Within months of the new Companies Act coming into force, the government today cleared a slew of changes to this law to make it easier for corporates to do business and to ensure severe punishment for those raising illegal deposits from the public.
This would be among the first major initiatives by the government to make changes in the country’s regulatory framework to improve its global ranking for ease of doing business, where India has been ranked very low at 142nd position in the latest World Bank report.
The 14 proposed amendments, which were approved by the Union Cabinet this evening, also include provision to ensure that frauds beyond a certain threshold would need to be mandatorily reported by the auditors to the government.
To address concerns raised by the corporates, the government has also agreed to relax a number of norms including those pertaining to related party transactions, while resolutions passed by the companies’ boards would not be subjected to public inspection.
The new Companies Act, which came into force with effect from April 1 with some provisions yet to become operational, has faced stiff criticism for many provisions.
The new law, put in place by the previous government, has replaced a nearly six-decade old Companies Act, 1956, but the new government has been indicating for quite some time that it would bring in necessary changes to address concerns raised by various stakeholders including corporates.
The Companies (Amendment) Bill, 2014, cleared by Union Cabinet chaired by Prime Minister Narendra Modi, would now go to the Parliament to bring into effect necessary amendments to the existing Act.
The Companies Act, 2013 was notified on August 29, 2013. Out of 470 sections in the Act, 283 sections and 22 sets of Rules corresponding to such sections have so far been brought into force.
The government said in a statement that these amendments have been proposed to address issues raised by stakeholders such as chartered accountants and professionals.
To improve ease of doing business, the proposed amendments include omitting requirement for minimum paid up share capital, and consequential changes and making common seal optional, and consequential changes for authorization for execution of documents.
Besides, specific punishment will be prescribed for non-compliance to norms governing deposits taking activities. Such a provision was “left out in the (existing) Act inadvertently”.
Enabling provisions are being put in to prescribe thresholds beyond which fraud shall be reported to the central government, while cases below this threshold will be reported to the audit committee of the company’s board.

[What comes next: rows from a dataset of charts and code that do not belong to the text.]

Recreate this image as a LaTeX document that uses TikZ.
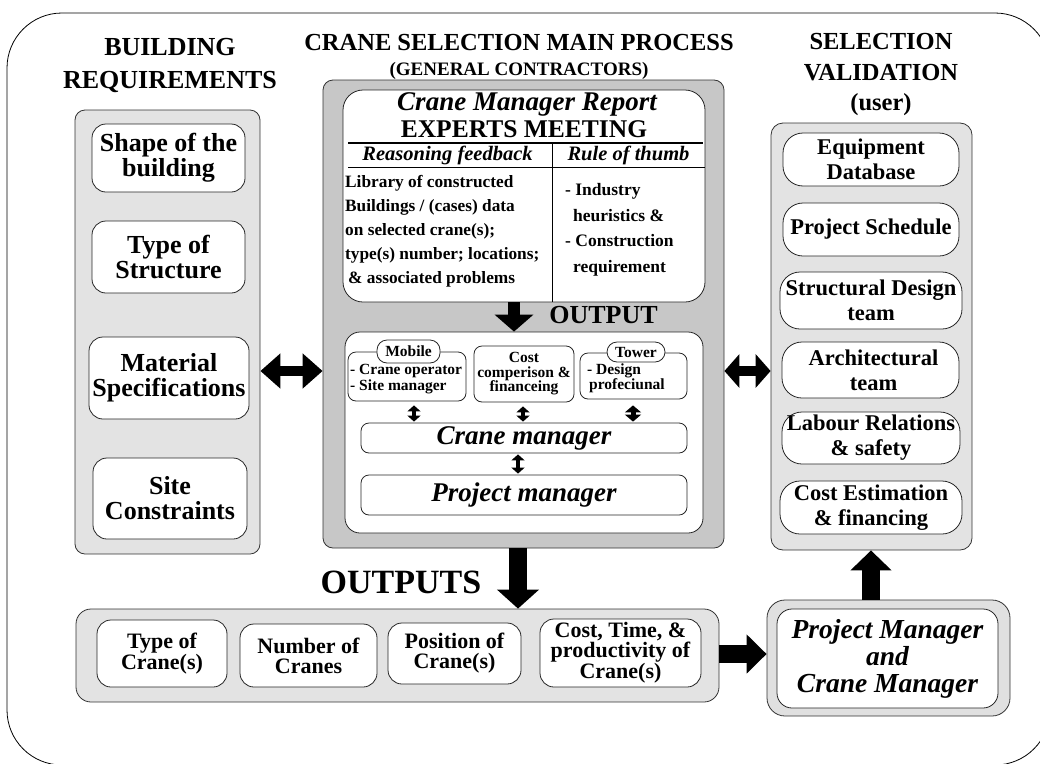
\documentclass[tikz,border=0pt]{standalone}
\usepackage{fontspec}
\setmainfont{Liberation Serif}
\usetikzlibrary{arrows.meta}
\newcommand\setfs[2]{\fontsize{#1}{#2}\selectfont}
\begin{document}
\begin{tikzpicture}[x=1pt,y=-1pt,
  title/.style={anchor=base,inner sep=0pt},
  panel/.style={draw=black!80,line width=0.8pt,rounded corners=10pt,fill=black!11,inner sep=0pt},
  cpanel/.style={draw=black!80,line width=0.8pt,rounded corners=10pt,fill=black!22,inner sep=0pt},
  wbox/.style={draw=black!85,line width=0.8pt,fill=white,rounded corners=14pt,align=center,inner sep=0pt},
  lbox/.style={wbox,font=\bfseries\setfs{26}{25}},
  rbox/.style={wbox,rounded corners=20pt,font=\bfseries\setfs{22.5}{25}},
  obox/.style={wbox,font=\bfseries\setfs{22}{20}},
  sbox/.style={wbox,rounded corners=8pt,font=\bfseries\setfs{15.5}{14.5}},
  pill/.style={wbox,rounded corners=10pt,font=\bfseries\setfs{15.5}{15}},
  mbox/.style={wbox,rounded corners=8pt,font=\bfseries\itshape\setfs{27}{27}},
  txt/.style={inner sep=0pt,align=left},
  dblarrow/.style={line width=10pt,{Triangle[length=20pt,width=34pt]}-{Triangle[length=20pt,width=34pt]}},
  smallarrow/.style={line width=4pt,{Triangle[length=6pt,width=13pt]}-{Triangle[length=6pt,width=13pt]}},
  bigarrow/.style={line width=18pt,-{Triangle[length=20pt,width=40pt]}}
]
\useasboundingbox (0,0) rectangle (1040,763);
\clip (0,0) rectangle (1040,763);
\draw[line width=0.8pt,rounded corners=55pt] (7,13) rectangle (1050,765);

% titles
\node[title,font=\bfseries\setfs{26}{30}] (tbA) at (170,55) {BUILDING};
\node[title,font=\bfseries\setfs{26}{30}] (tbB) at (170,88) {REQUIREMENTS};
\node[title,font=\bfseries\setfs{24.5}{28}] (tcA) at (519,50) {CRANE SELECTION MAIN PROCESS};
\node[title,font=\bfseries\setfs{19}{22}] (tcB) at (519,75) {(GENERAL CONTRACTORS)};
\node[title,font=\bfseries\setfs{24.5}{27}] (trA) at (881,49) {SELECTION};
\node[title,font=\bfseries\setfs{24.5}{27}] (trB) at (881,80) {VALIDATION};
\node[title,font=\bfseries\setfs{24.5}{27}] (trC) at (881,110) {(user)};

% left panel
\node[panel,minimum width=185pt,minimum height=444pt] (lp) at (167.5,332) {};
\node[lbox,minimum width=153pt,minimum height=68pt] (shape) at (168.5,158) {Shape of the\\building};
\node[lbox,minimum width=153pt,minimum height=72pt] (type) at (168.5,257) {Type of\\Structure};
\node[lbox,minimum width=160pt,minimum height=82pt] (mat) at (169,378) {Material\\Specifications};
\node[lbox,minimum width=154pt,minimum height=81pt] (site) at (170,498.5) {Site\\Constraints};

% center panel
\node[cpanel,minimum width=401pt,minimum height=468pt] (cp) at (523.5,314) {};
\node[wbox,rounded corners=20pt,minimum width=362pt,minimum height=212pt] (rep) at (524,196) {};
\node[title,font=\bfseries\itshape\setfs{27}{30}] (repA) at (527,110) {Crane Manager Report};
\node[title,font=\bfseries\setfs{25.5}{30}] (repB) at (524,137) {EXPERTS MEETING};
\draw[line width=2pt] (348,143) -- (703,143);
\draw[line width=0.6pt] (348,167) -- (rep.east |- 0,167);
\draw[line width=0.6pt] (552,143) -- (552,302);
\node[title,font=\bfseries\itshape\setfs{20.5}{24}] (rf) at (447.5,160) {Reasoning feedback};
\node[title,font=\bfseries\itshape\setfs{20.5}{24}] (rt) at (628.5,160) {Rule of thumb};
\node[txt,anchor=north west,font=\bfseries\setfs{17.3}{24}] (lib) at (345,175.2)
  {Library of constructed\\Buildings / (cases) data\\on selected crane(s);\\type(s) number; locations;\\\hspace*{3pt}\& associated problems};
\node[txt,anchor=north west,font=\bfseries\setfs{17.5}{25.5}] (heu) at (565,183.2)
  {- Industry\\\hspace*{8pt}heuristics \&\\- Construction\\\hspace*{8pt}requirement};

% output section
\node[wbox,rounded corners=15pt,minimum width=358pt,minimum height=201pt] (ob) at (524,432.5) {};
\coordinate (ax) at (514,0);
\draw[line width=12pt,-{Triangle[length=17pt,width=38pt]}] (rep.south -| ax) -- (ob.north -| ax);
\node[title,font=\bfseries\setfs{26}{30}] (outl) at (603.5,323) {OUTPUT};

\node[sbox,minimum width=118pt,minimum height=49pt] (mob) at (407,376.5) {};
\node[txt,anchor=north west,font=\bfseries\setfs{15.5}{14}] (mobt) at (350,364.5) {- Crane operator\\- Site manager};
\node[pill,minimum width=63pt,minimum height=23pt] (mobl) at (408.5,351.5) {Mobile};
\node[sbox,minimum width=100pt,minimum height=56pt] (cost) at (524,374) {Cost\\comperison \&\\financeing};
\node[sbox,minimum width=107pt,minimum height=46pt] (tow) at (633.5,376) {};
\node[txt,anchor=north west,font=\bfseries\setfs{15.5}{15}] (towt) at (587,363.7) {- Design\\\hspace*{2pt}profeciunal};
\node[pill,minimum width=58pt,minimum height=20pt] (towl) at (636,352) {Tower};

\node[mbox,minimum width=326pt,minimum height=30pt] (cm) at (524,438) {Crane manager};
\node[mbox,minimum width=326pt,minimum height=40pt] (pm) at (524,495) {Project manager};

\coordinate (s1) at (414,0);
\coordinate (s2) at (523,0);
\coordinate (s3) at (633,0);
\coordinate (s4) at (518,0);
\draw[smallarrow,shorten <=4pt,shorten >=1pt] (mob.south -| s1) -- (cm.north -| s1);
\draw[smallarrow,shorten <=4pt,shorten >=1pt] (cost.south -| s2) -- (cm.north -| s2);
\draw[smallarrow,line width=5pt,{Triangle[length=7pt,width=16pt]}-{Triangle[length=7pt,width=16pt]},shorten <=6pt,shorten >=1pt] (tow.south -| s3) -- (cm.north -| s3);
\draw[smallarrow,shorten <=1pt,shorten >=1pt] (cm.south -| s4) -- (pm.north -| s4);

% right panel
\node[panel,rounded corners=12pt,minimum width=201pt,minimum height=427pt] (rp) at (871.5,336.5) {};
\node[rbox,minimum width=176pt,minimum height=53pt] (eq) at (871,159.5) {Equipment\\Database};
\node[rbox,minimum width=176pt,minimum height=53pt] (ps) at (871,229.5) {Project Schedule};
\node[rbox,minimum width=182pt,minimum height=57pt] (sd) at (871,300.5) {Structural Design\\team};
\node[rbox,minimum width=177pt,minimum height=56pt] (ar) at (870.5,370) {\hspace*{6pt}Architectural\\\hspace*{6pt}team};
\node[rbox,minimum width=178pt,minimum height=52pt] (lr) at (871,438) {Labour Relations\\\& safety};
\node[rbox,minimum width=182pt,minimum height=53pt] (ce) at (871,507.5) {Cost Estimation\\\& financing};

% side double arrows
\coordinate (ay) at (0,371);
\draw[dblarrow] (lp.east |- ay) -- (cp.west |- ay);
\draw[dblarrow,{Triangle[length=15pt,width=33pt]}-{Triangle[length=15pt,width=33pt]}] (cp.east |- ay) -- (rp.west |- ay);

% bottom
\node[panel,rounded corners=15pt,minimum width=643pt,minimum height=93pt] (bp) at (397.5,655.5) {};
\node[obox,minimum width=130pt,minimum height=67pt] (tc) at (162,653.5) {Type of\\Crane(s)};
\node[obox,minimum width=137pt,minimum height=63pt] (nc) at (308.5,655.5) {Number of\\Cranes};
\node[obox,minimum width=133pt,minimum height=61pt] (pc) at (454.5,653.5) {Position of\\Crane(s)};
\node[obox,minimum width=161pt,minimum height=68pt] (cc) at (620.5,653) {Cost, Time, \&\\productivity of\\Crane(s)};
\node[title,font=\bfseries\setfs{34}{36}] (outs) at (401,593) {OUTPUTS};

\node[panel,rounded corners=18pt,fill=black!12,minimum width=243pt,minimum height=116pt] (pmo) at (888.5,658) {};
\node[wbox,rounded corners=15pt,minimum width=221pt,minimum height=99pt,font=\bfseries\itshape\setfs{27.5}{27}] (pmi) at (887.5,658.5) {Project Manager\\and\\Crane Manager};

\coordinate (bx) at (518,0);
\coordinate (by) at (0,654);
\coordinate (ux) at (871,0);
\draw[bigarrow,-{Triangle[length=19pt,width=41pt]}] (cp.south -| bx) -- (bp.north -| bx);
\draw[bigarrow,-{Triangle[length=20pt,width=38pt]}] (bp.east |- by) -- (pmo.west |- by);
\draw[bigarrow] (pmo.north -| ux) -- (rp.south -| ux);
\end{tikzpicture}
\end{document}
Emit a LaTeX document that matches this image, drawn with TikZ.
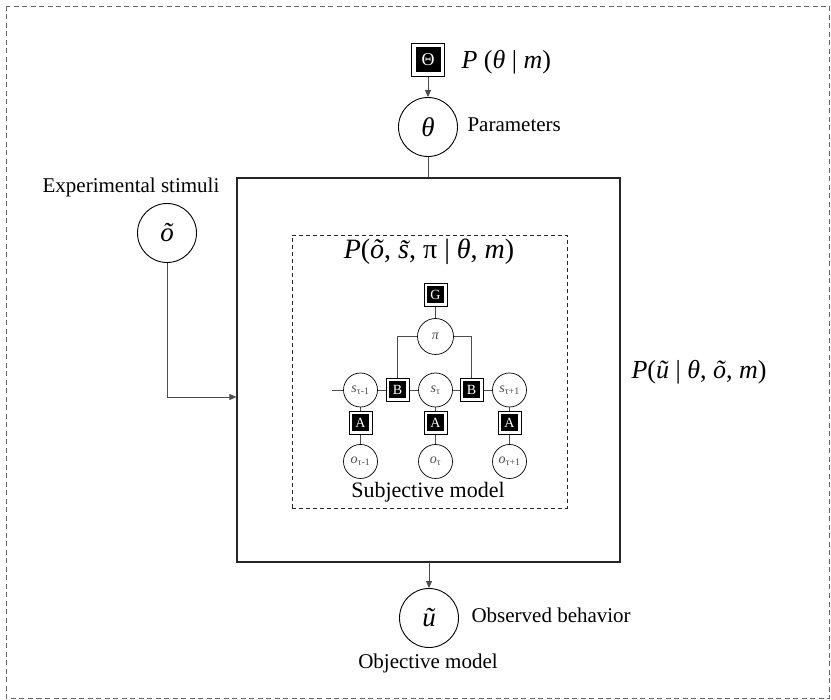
\documentclass[tikz,border=0pt]{standalone}
\usepackage{fontspec}
\setmainfont{Liberation Serif}
\usetikzlibrary{arrows.meta}
\pgfdeclarelayer{bg}
\pgfsetlayers{bg,main}
\begin{document}
\begin{tikzpicture}[x=1pt,y=-1pt,
 var/.style={circle,draw=black,fill=white,line width=0.9pt,minimum size=59pt,inner sep=0pt,font=\fontsize{27}{28}\selectfont\itshape},
 svar/.style={circle,draw=black,fill=white,line width=0.7pt,minimum size=34pt,inner sep=0pt,font=\fontsize{14}{14}\selectfont\itshape,text=black!70},
 fac/.style={rectangle,draw=black,fill=white,text=white,line width=0.7pt,minimum size=23pt,inner sep=0pt,font=\fontsize{14}{14}\selectfont,
   path picture={\fill[black] ([shift={(#1,#1)}]path picture bounding box.south west) rectangle ([shift={(-#1,-#1)}]path picture bounding box.north east);}},
 fac/.default=3pt,
 lbl/.style={font=\fontsize{21}{24}\selectfont},
 mlbl/.style={font=\fontsize{26}{28}\selectfont},
 conn/.style={draw=black!70,line width=0.8pt},
 arr/.style={conn,-{Triangle[length=7pt,width=6pt]}},
]
\useasboundingbox (0,0) rectangle (831,700);
\draw[black!60,line width=0.8pt,dash pattern=on 5pt off 3.5pt] (6,6) rectangle (829,698);

% objective model box
\node[draw=black!85,line width=1.2pt,minimum width=383pt,minimum height=384pt,inner sep=0pt] (main) at (428.5,370) {};
% subjective model box
\node[draw=black!85,line width=0.9pt,dash pattern=on 4pt off 3pt,minimum width=275pt,minimum height=273pt,inner sep=0pt] (sub) at (429.5,371.5) {};

% parameters
\node[fac=4pt,minimum size=33pt,line width=0.8pt,font=\fontsize{18}{18}\selectfont] (Th) at (428,60) {Θ};
\node[var] (theta) at (428,127) {θ};
\node[mlbl,anchor=west] (pth) at (458,62) {\textit{P} (\textit{θ} | \textit{m})};
\node[lbl,anchor=west] (par) at (464,125) {Parameters};

% stimuli
\node[var] (ot) at (167,233) {õ};
\node[lbl] (exp) at (131,187) {Experimental stimuli};
\coordinate (bend) at (167,397);

% subjective model
\node[mlbl,font=\fontsize{28}{30}\selectfont] (pjoint) at (429,252) {\textit{P}(\textit{õ}, \textit{\~{s}}, π | \textit{θ}, \textit{m})};
\node[fac] (G) at (435.5,294.5) {G};
\node[svar,minimum size=36pt] (pi) at (435.5,336.5) {π};

\node[svar] (s1) at (360.5,390) {s\textsubscript{\upshape τ-1}};
\node[fac] (B1) at (397.5,390) {B};
\node[svar] (s2) at (435.5,390) {s\textsubscript{\upshape τ}};
\node[fac] (B2) at (471.5,390) {B};
\node[svar] (s3) at (509.5,390) {s\textsubscript{\upshape τ+1}};
\coordinate (sl) at (332,390);

\node[fac] (A1) at (360.5,423) {A};
\node[fac] (A2) at (435.5,423) {A};
\node[fac] (A3) at (509.5,423) {A};
\node[svar] (o1) at (360.5,461.5) {o\textsubscript{\upshape τ-1}};
\node[svar] (o2) at (435.5,461.5) {o\textsubscript{\upshape τ}};
\node[svar] (o3) at (509.5,461.5) {o\textsubscript{\upshape τ+1}};
\node[font=\fontsize{22}{24}\selectfont] (subj) at (428,492) {Subjective model};

% likelihood
\node[mlbl,anchor=west] (pu) at (628,372) {\textit{P}(\textit{ũ} | \textit{θ}, \textit{õ}, \textit{m})};

% observed behaviour
\node[var] (u) at (429,618) {ũ};
\node[lbl,anchor=west] (obs) at (468,615) {Observed behavior};
\node[lbl] (objm) at (428,663) {Objective model};

% connectors
\draw[arr] (Th) -- (theta);
\draw[conn] (theta) -- (theta |- main.north);
\draw[arr] (ot) -- (bend) -- (bend -| main.west);
\draw[arr] (main.south -| u) -- (u);
\begin{pgfonlayer}{bg}
\draw[conn] (G) -- (pi);
\draw[conn] (sl) -- (s1) (s1) -- (B1) (B1) -- (s2) (s2) -- (B2) (B2) -- (s3);
\draw[conn] (pi) -| (B1);
\draw[conn] (pi) -| (B2);
\draw[conn] (s1) -- (A1) (A1) -- (o1);
\draw[conn] (s2) -- (A2) (A2) -- (o2);
\draw[conn] (s3) -- (A3) (A3) -- (o3);
\end{pgfonlayer}
\end{tikzpicture}
\end{document}
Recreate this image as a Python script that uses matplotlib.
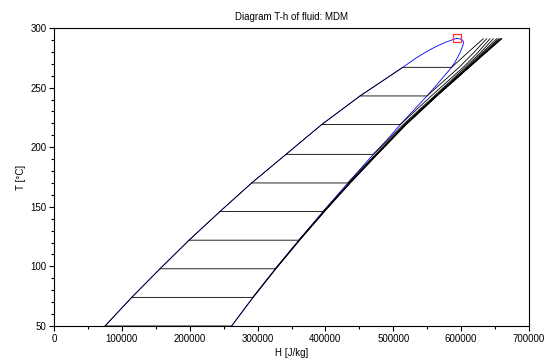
import numpy as np
import matplotlib
matplotlib.use("Agg")
import matplotlib.pyplot as plt
from matplotlib.ticker import MultipleLocator

plt.rcParams['font.family'] = ['Liberation Sans', 'DejaVu Sans']

# Saturation temperatures of the plotted isobars [°C]
T_sat = [50, 74, 98, 122, 146, 170, 194, 219, 243, 267]
# Saturated vapour enthalpy at those temperatures [J/kg]
H_vap = [261800, 293000, 326100, 360700, 396400, 433100, 470600, 510300, 549700, 586000]

# Saturation dome (liquid branch up to the critical point, vapour branch back down)
dome_T_liq = [50, 74, 98, 122, 146, 170, 194, 219, 243, 267, 275, 281, 285, 288, 290, 291.3]
dome_H_liq = [75200, 114500, 156200, 199000, 244500, 291300, 341900, 394500, 451000,
              514000, 534000, 551500, 565000, 577000, 586500, 593400]
dome_T_vap = [291.3, 290.8, 289.8, 288.4, 286.0, 283.0, 279.5, 275.8, 271.5, 267,
              259, 250.7, 243, 231, 219, 206, 194, 182, 170, 158, 146, 134, 122, 110, 98, 86, 74, 62, 50]
dome_H_vap = [593400, 598500, 602000, 603400, 603000, 601000, 598500, 595300, 591000, 586000,
              574000, 561500, 549700, 530000, 510300, 490400, 470600, 451800, 433100, 414700,
              396400, 378500, 360700, 343300, 326100, 309400, 293000, 277200, 261800]
T_crit = 291.3
H_crit = 593400

# Superheated vapour branch of each isobar, on a common temperature grid
T_grid = [50, 74, 98, 122, 146, 170, 194, 219, 243, 267, 279, 291]
sh_050 = [261800, 293600, 327000, 362000, 398500, 436500, 476500, 519000, 564500, 612000, 636000, 660000]
sh_074 = [None, 293000, 326800, 361800, 398300, 436300, 476300, 518700, 564000, 611500, 635000, 659300]
sh_098 = [None, None, 326100, 361500, 398000, 436000, 476000, 518400, 563600, 611000, 634500, 658500]
sh_122 = [None, None, None, 360700, 397600, 435600, 475600, 518000, 563200, 610500, 634000, 657200]
sh_146 = [None, None, None, None, 396400, 434900, 475000, 517500, 562700, 609500, 632500, 655000]
sh_170 = [None, None, None, None, None, 433100, 473800, 516500, 562000, 608500, 630500, 652300]
sh_194 = [None, None, None, None, None, None, 470600, 514500, 560500, 606000, 628000, 647400]
sh_219 = [None, None, None, None, None, None, None, 510300, 556000, 603000, 624000, 642500]
sh_243 = [None, None, None, None, None, None, None, None, 549700, 597000, 618000, 637600]
sh_267 = [None, None, None, None, None, None, None, None, None, 586000, 609000, 632700]
superheated = [sh_050, sh_074, sh_098, sh_122, sh_146, sh_170, sh_194, sh_219, sh_243, sh_267]

W, H = 547, 360
fig = plt.figure(figsize=(W / 100, H / 100), dpi=100)
ax = fig.add_axes([54 / W, 1 - 326 / H, (529 - 54) / W, (326 - 28) / H])

lw = 0.6
# saturation dome
ax.plot(dome_H_liq, dome_T_liq, color='#0000ff', lw=lw)
ax.plot(dome_H_vap, dome_T_vap, color='#0000ff', lw=lw)

# compressed-liquid part of the isobars (they all follow the liquid line)
liq_T = [t for t in dome_T_liq if t <= T_sat[-1]]
liq_H = dome_H_liq[:len(liq_T)]
ax.plot(liq_H, liq_T, color='black', lw=lw)

# two-phase plateau and superheated vapour part of each isobar
for i, ts in enumerate(T_sat):
    h_l = dome_H_liq[dome_T_liq.index(ts)]
    row = superheated[i]
    vap_T = [t for t, h in zip(T_grid, row) if h is not None]
    vap_H = [h for h in row if h is not None]
    ax.plot([h_l, H_vap[i]] + vap_H, [ts, ts] + vap_T, color='black', lw=lw)

ax.plot([H_crit], [T_crit], marker='s', ms=5.5, mfc='none', mec='#ff3030', mew=0.9)

ax.set_xlim(0, 700000)
ax.set_ylim(50, 300)
ax.xaxis.set_major_locator(MultipleLocator(100000))
ax.xaxis.set_minor_locator(MultipleLocator(50000))
ax.yaxis.set_major_locator(MultipleLocator(50))
ax.yaxis.set_minor_locator(MultipleLocator(10))
ax.tick_params(which='both', direction='out', labelsize=7, width=0.8, pad=2)
ax.tick_params(which='major', length=3.5)
ax.tick_params(which='minor', length=2.2)
for s in ax.spines.values():
    s.set_linewidth(0.8)

ax.set_title('Diagram T-h of fluid: MDM', fontsize=7, pad=6)
ax.set_xlabel('H [J/kg]', fontsize=7, labelpad=3)
ax.set_ylabel('T [°C]', fontsize=7, labelpad=3)

fig.savefig('out.png', dpi=100)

Disclosures for both the categories would need to be made in the board’s report, the government said, while adding that this provision has been made at the demand of auditors.
Besides loans given by a company to wholly owned subsidiaries and guarantees/securities on loans taken from banks by subsidiaries, would be exempted from the purview of related party transactions.
“This was provided under the Rules but being included in the Act as a matter of abundant caution,” the government said.
In another major step, it has been proposed to replace “special resolution with ordinary resolution for approval of related party transactions by non-related shareholders.
This would address “problems faced by large stakeholders who are related parties,” the government said.
Besides, related party transactions between holding companies and wholly owned subsidiaries have been exempted from the requirement of approval of non-related shareholders.
Further, the government has decided to prohibit public inspection of a company’s board resolutions filed in the Registry and would include provision for writing off past losses/ depreciation before declaring dividend for the year.
Besides, the audit committee of a company would be empowered to “give omnibus approvals for related party transactions on annual basis”.
This would also align provisions of the Act with that of capital market regulator Sebi’s policy.
Taking into consideration the demand of corporates, the government would rectify the requirement of transferring equity shares for which unclaimed/unpaid dividend has been transferred to the IEPF (Investor Education and Protection Fund) even though subsequent dividend has been claimed.
In addition, the winding up of companies would be heard by a two-member instead of three-member bench.
Among others,”bail restrictions to apply only for offence relating to fraud under section 447 of the Act.
Enabling provisions to prescribe thresholds beyond which fraud shall be reported to the Central Government (below the threshold, it will be reported to the Audit Committee).
Another amendment is to ensure that special courts would try only offences carrying imprisonment of two years or more so that minor violations can be taken care by magistrates.